Sars Wars

Director: Taweewat Wantha
Cast: Suppakorn Kitsuwan, Thep Pho-Ngan, Lena Christiansen, Phintusuda Tunphairao
Year: 2004
Running Time: 87 minutes

Crazy comic zombie movies seem to be in vogue again with films like "Battlefield Baseball", "Wild Zero" and "Shaun of the Dead" all arriving over the past few years and now Thailand has entered the ranks of this spaced out genre with the absolutely ludicrously delightful SARS WARS - that begins at silly and only escalates from there to complete foolishness. This film refuses to take itself seriously for even an iota of a nanosecond and exists only to try and generate laughs - sometimes successfully, sometimes not - but it tries so eagerly like a dog bringing you the slippers that it’s hard not to feel affection for this loopy contraption. They throw everything into this film from school girls in short skirts with axes to a condominium full of munching zombies to heroes with magic swords that need batteries to a killing fetus baby on the loose. As one character looks around at the situation and sees the zombies, a giant boa constrictor and C4 explosives set to go off; he remarks, "We are in deep shit". No kidding. With more severed body parts and exploding heads than a heavy metal concert weekend, this is strictly for those who like their movies idiotic, fast moving, bloody, zany and very fun. No Mensa's need apply.

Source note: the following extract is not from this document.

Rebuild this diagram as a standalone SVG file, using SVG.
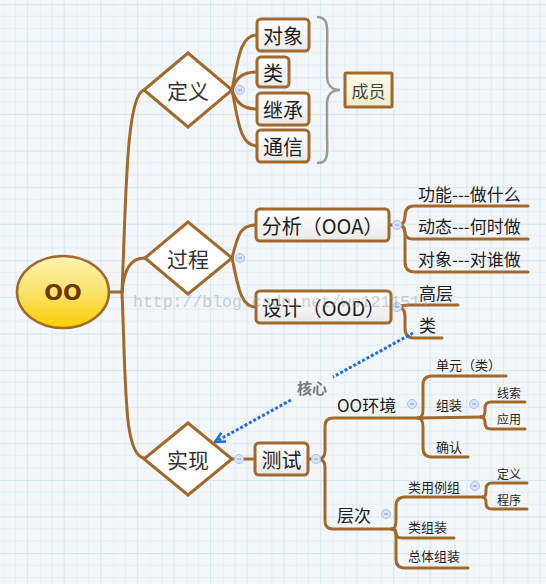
<svg xmlns="http://www.w3.org/2000/svg" width="546" height="584" viewBox="0 0 546 584">
<defs>
<pattern id="grid" x="3.3" y="4.1" width="36.6" height="36.6" patternUnits="userSpaceOnUse">
<rect width="36.6" height="36.6" fill="#f4f7f9"/>
<path d="M0,12.2H36.6M0,24.4H36.6M12.2,0V36.6M0,0V36.6" stroke="#e2edf4" stroke-width="1" fill="none"/>
<path d="M0,0.5H36.6M24.4,0V36.6" stroke="#d4e6f0" stroke-width="1" fill="none"/>
</pattern>
<linearGradient id="gRoot" x1="0" y1="0" x2="0" y2="1">
<stop offset="0" stop-color="#fef4b4"/>
<stop offset="0.5" stop-color="#fbe26a"/>
<stop offset="1" stop-color="#f8d000"/>
</linearGradient>
<linearGradient id="gBox" x1="0" y1="0" x2="0" y2="1">
<stop offset="0" stop-color="#ffffff"/>
<stop offset="1" stop-color="#e9e9e9"/>
</linearGradient>
<linearGradient id="gMem" x1="0" y1="0" x2="0" y2="1">
<stop offset="0" stop-color="#fdfcec"/>
<stop offset="1" stop-color="#f1edc8"/>
</linearGradient>
<marker id="arr" viewBox="0 0 12 12" refX="11" refY="6" markerWidth="12" markerHeight="12" markerUnits="userSpaceOnUse" orient="auto">
<path d="M1,1 L11,6 L1,11" fill="none" stroke="#1c6fd8" stroke-width="2.4"/>
</marker>
<style>
.c{fill:none;stroke:#a2692d;stroke-width:3;stroke-linecap:round;stroke-linejoin:round}
.box{fill:url(#gBox);stroke:#a2692d;stroke-width:3}
.dia{fill:#ffffff;stroke:#a2692d;stroke-width:3}
text{font-family:"Noto Sans CJK SC","Noto Sans",sans-serif;dominant-baseline:central}
.t20{font-size:20px;fill:#1e1e1e;text-anchor:middle}
.t21{font-size:21px;fill:#333;text-anchor:middle}
.t17{font-size:17px;fill:#1e1e1e}
.t16{font-size:16px;fill:#1e1e1e}
.t13{font-size:13px;fill:#1e1e1e}
.t12{font-size:12px;fill:#1e1e1e}
.col circle{fill:#dbe5fb;stroke:#a9bdf0;stroke-width:1}
.col path{stroke:#7e98d8;stroke-width:1}
</style>
</defs>
<rect width="546" height="584" fill="url(#grid)"/>

<g id="connectors">
<path class="c" d="M109,292 L122,292"/>
<path class="c" d="M122,292 C126,200 126,95 144,90"/>
<path class="c" d="M122,292 C124,270 130,258 145,258"/>
<path class="c" d="M122,292 C126,390 124,455 144,458"/>
<path class="c" d="M232,90 C238,60 240,35 257,35"/>
<path class="c" d="M232,90 C236,78 242,72 257,72"/>
<path class="c" d="M232,90 C236,102 242,109 257,109"/>
<path class="c" d="M232,90 C238,120 240,146 257,146"/>
<path class="c" d="M232,258 C238,235 240,225 256,225"/>
<path class="c" d="M232,258 C238,285 240,307 256,307"/>
<path class="c" d="M232,459 L255,459"/>
<path class="c" d="M308,459 L318,459"/>
<path class="c" d="M389,225 L398,225 Q405,225 405,216 Q405,206 414,206 L528,206"/>
<path class="c" d="M398,225 Q405,225 405,232 Q405,239 413,239 L528,239"/>
<path class="c" d="M398,225 Q405,225 405,234 L405,262 Q405,272 415,272 L528,272"/>
<path class="c" d="M391,307 L398,307 Q402,305 410,305 L458,305"/>
<path class="c" d="M398,307 Q405,307 405,317 L405,328 Q405,338 414,338 L442,338"/>
<path class="c" d="M318,459 Q325,459 325,451 L325,426 Q325,418 333,418 L420,418"/>
<path class="c" d="M318,459 Q325,459 325,467 L325,521 Q325,529 333,529 L393,529"/>
<path class="c" d="M418,418 Q423,418 423,409 L423,385 Q423,376 432,376 L506,376"/>
<path class="c" d="M418,418 L482,417"/>
<path class="c" d="M418,418 Q423,418 423,427 L423,448 Q423,457 432,457 L468,457"/>
<path class="c" d="M481,417 Q485,417 485,411 L485,408 Q485,402 491,402 L525,402"/>
<path class="c" d="M481,417 Q485,417 485,423 Q485,429 491,429 L525,429"/>
<path class="c" d="M392,529 Q396,529 396,520 L396,506 Q396,497 405,497 L483,497"/>
<path class="c" d="M392,529 Q396,529 396,533 Q396,538 402,538 L454,538"/>
<path class="c" d="M392,529 Q396,529 396,538 L396,559 Q396,568 405,568 L468,568"/>
<path class="c" d="M483,497 Q486,497 486,491 L486,489 Q486,483 492,483 L527,483"/>
<path class="c" d="M483,497 Q486,497 486,503 Q486,509 492,509 L527,509"/>
<path d="M317,17 C330,17 327,30 327,50 L327,76 C327,85 332,90 340,90 C332,90 327,95 327,104 L327,133 C327,152 330,163 317,163" fill="none" stroke="#9a9a9a" stroke-width="2.5"/>
<path d="M413,333 L333,377" fill="none" stroke="#1c6fd8" stroke-width="3" stroke-dasharray="3 2"/>
<path d="M291,400 L215,442" fill="none" stroke="#1c6fd8" stroke-width="3" stroke-dasharray="3 2" marker-end="url(#arr)"/>
<text x="312" y="387" style="font-size:15px;font-weight:bold;fill:#7a7a7a;text-anchor:middle">核心</text>
</g>

<g id="root">
<ellipse cx="63" cy="292" rx="46" ry="36" fill="url(#gRoot)" stroke="#a2692d" stroke-width="2.5"/>
<text x="63" y="292" style="font-family:'DejaVu Sans',sans-serif;font-size:22px;font-weight:bold;fill:#6a3800;text-anchor:middle">OO</text>
</g>

<g id="dingyi">
<path class="dia" d="M144,90 L188,53 L232,90 L188,127 Z"/>
<text class="t21" x="188" y="90">定义</text>
</g>
<g id="guocheng">
<path class="dia" d="M145,258 L188,222 L232,258 L188,294 Z"/>
<text class="t21" x="188" y="258">过程</text>
</g>
<g id="shixian">
<path class="dia" d="M144,459 L188,423 L232,459 L188,495 Z"/>
<text class="t21" x="188" y="459">实现</text>
</g>

<g id="duixiang"><rect class="box" x="257" y="19" width="52" height="32" rx="4"/><text class="t20" x="283" y="35">对象</text></g>
<g id="lei"><rect class="box" x="257" y="57" width="32" height="30" rx="4"/><text class="t20" x="273" y="72">类</text></g>
<g id="jicheng"><rect class="box" x="257" y="93" width="52" height="32" rx="4"/><text class="t20" x="283" y="109">继承</text></g>
<g id="tongxin"><rect class="box" x="257" y="130" width="52" height="32" rx="4"/><text class="t20" x="283" y="146">通信</text></g>
<g id="chengyuan"><rect x="345" y="73" width="47" height="34" fill="url(#gMem)" stroke="#a2692d" stroke-width="3" rx="1"/><text x="368.5" y="90" style="font-size:17px;fill:#444;text-anchor:middle">成员</text></g>

<g id="fenxi"><rect class="box" x="256" y="209" width="133" height="32" rx="4"/><text class="t20" x="322.5" y="225">分析（OOA）</text></g>
<g id="sheji"><rect class="box" x="256" y="291" width="135" height="32" rx="4"/><text class="t20" x="323.5" y="307">设计（OOD）</text></g>
<g id="ceshi"><rect class="box" x="255" y="443" width="53" height="32" rx="4"/><text class="t20" x="281.5" y="459">测试</text></g>

<g id="gongneng"><text class="t17" x="418" y="193">功能---做什么</text></g>
<g id="dongtai"><text class="t17" x="418" y="225">动态---何时做</text></g>
<g id="duixiang2"><text class="t17" x="418" y="258">对象---对谁做</text></g>
<g id="gaoceng"><text class="t17" x="419" y="292">高层</text></g>
<g id="lei2"><text class="t17" x="419" y="324">类</text></g>

<g id="ooenv"><text class="t17" x="337" y="404">OO环境</text></g>
<g id="cengci"><text class="t17" x="337" y="514">层次</text></g>
<g id="danyuan"><text class="t13" x="436" y="364">单元（类）</text></g>
<g id="zuzhuang"><text class="t13" x="436" y="404">组装</text></g>
<g id="queren"><text class="t13" x="436" y="446">确认</text></g>
<g id="xiansuo"><text class="t12" x="497" y="392">线索</text></g>
<g id="yingyong"><text class="t12" x="497" y="418">应用</text></g>
<g id="leiyonglizu"><text class="t13" x="408" y="486">类用例组</text></g>
<g id="leizuzhuang"><text class="t13" x="408" y="526">类组装</text></g>
<g id="zongtizuzhuang"><text class="t13" x="408" y="555">总体组装</text></g>
<g id="dingyi2"><text class="t12" x="497" y="473">定义</text></g>
<g id="chengxu"><text class="t12" x="497" y="499">程序</text></g>

<g id="collapse" class="col">
<g><circle cx="240" cy="90" r="4.5"/><path d="M238,90H242"/></g>
<g><circle cx="240" cy="258" r="4.5"/><path d="M238,258H242"/></g>
<g><circle cx="239" cy="459" r="4.5"/><path d="M237,459H241"/></g>
<g><circle cx="397" cy="225" r="4.5"/><path d="M395,225H399"/></g>
<g><circle cx="397" cy="307" r="4.5"/><path d="M395,307H399"/></g>
<g><circle cx="316" cy="459" r="4.5"/><path d="M314,459H318"/></g>
<g><circle cx="412" cy="404" r="4.5"/><path d="M410,404H414"/></g>
<g><circle cx="474" cy="404" r="4.5"/><path d="M472,404H476"/></g>
<g><circle cx="386" cy="514" r="4.5"/><path d="M384,514H388"/></g>
<g><circle cx="475" cy="486" r="4.5"/><path d="M473,486H477"/></g>
</g>

<text x="133" y="302" textLength="297" lengthAdjust="spacingAndGlyphs" style="font-family:'Liberation Mono',monospace;font-size:17px;fill:#9a9a9a;opacity:0.45">http://blog.csdn.net/ws1211511</text>
</svg>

A group of bad guys headed by Yai (Sumlek Sakdigel) kidnap the daughter of a wealthy businessman by distracting her bodyguards with a bikini clad babe on the side of the road - who later of course turns out to be a man - what's a Thai comedy without at least one gender bender moment - and expect an even freakier one later on that will make you gurgle with absurd pleasure. A ransom tape is sent to the father explaining that if they don't receive money then the girl Lia (Phintusuda Tunphairao) will become more intimately involved with a long vegetable than she probably wants to. The father goes to Master Tape (Thep Pho-Ngan - "Killer Tattoo") to hire him to rescue Lia, but instead the Master suggests that his much younger stud assistant Khun (Suppakorn Kitsuwan - "Monrak Transistor" and "Tears of the Black Tiger") do the duties of rescuing Lia.
Meanwhile, as a spokesperson for the Thai government is crowing about eradicating all viruses in Thailand, a busy little insect has flown out of a corpse in Africa and is merrily making its way to Thailand carrying the SARS virus – which kills you in quick time and turns you into a zombie soon afterwards. Its first victim is a falang (played by Andrew Biggs - a well-known writer/host in Thailand) who after being bit begins to spew bile upon others and helps begin a mass infection of the apartment dwellers of a certain condo - a certain high-rise condo in which the kidnappers are holding Lai. Master Tape and Khun figure out the location because the villains put their return address on the ransom package. It only gets sillier - a pet boa constrictor eats an infected cat and turns into a giant killer, a pregnant woman is bit and her baby bursts out of her stomach with a deep hunger, a female scientist (Lena Christiansen - "Tesseract") goes into the building with a vaccine and loses her clothes and has to go the rest of the film dressed in black mesh lingerie and leather short shorts (and has to perform a go-go dance to start someone's heart up again), there is a sex act called "Crouching Tiger Eats Noodles", a disco full of oxygen tank hipsters turn into zombies, there is a Kill Bill like anime flashback and the building is about to be blown up. Master Tape turns to the audience after one more absurd turn of events and says, "Well you've watched it this far" and high fives Khun. And so we have! You have to be in the right mood for this over the top burbling blood gushing illogical oddity, but if you are enjoy, open a beer and bite the person next to you.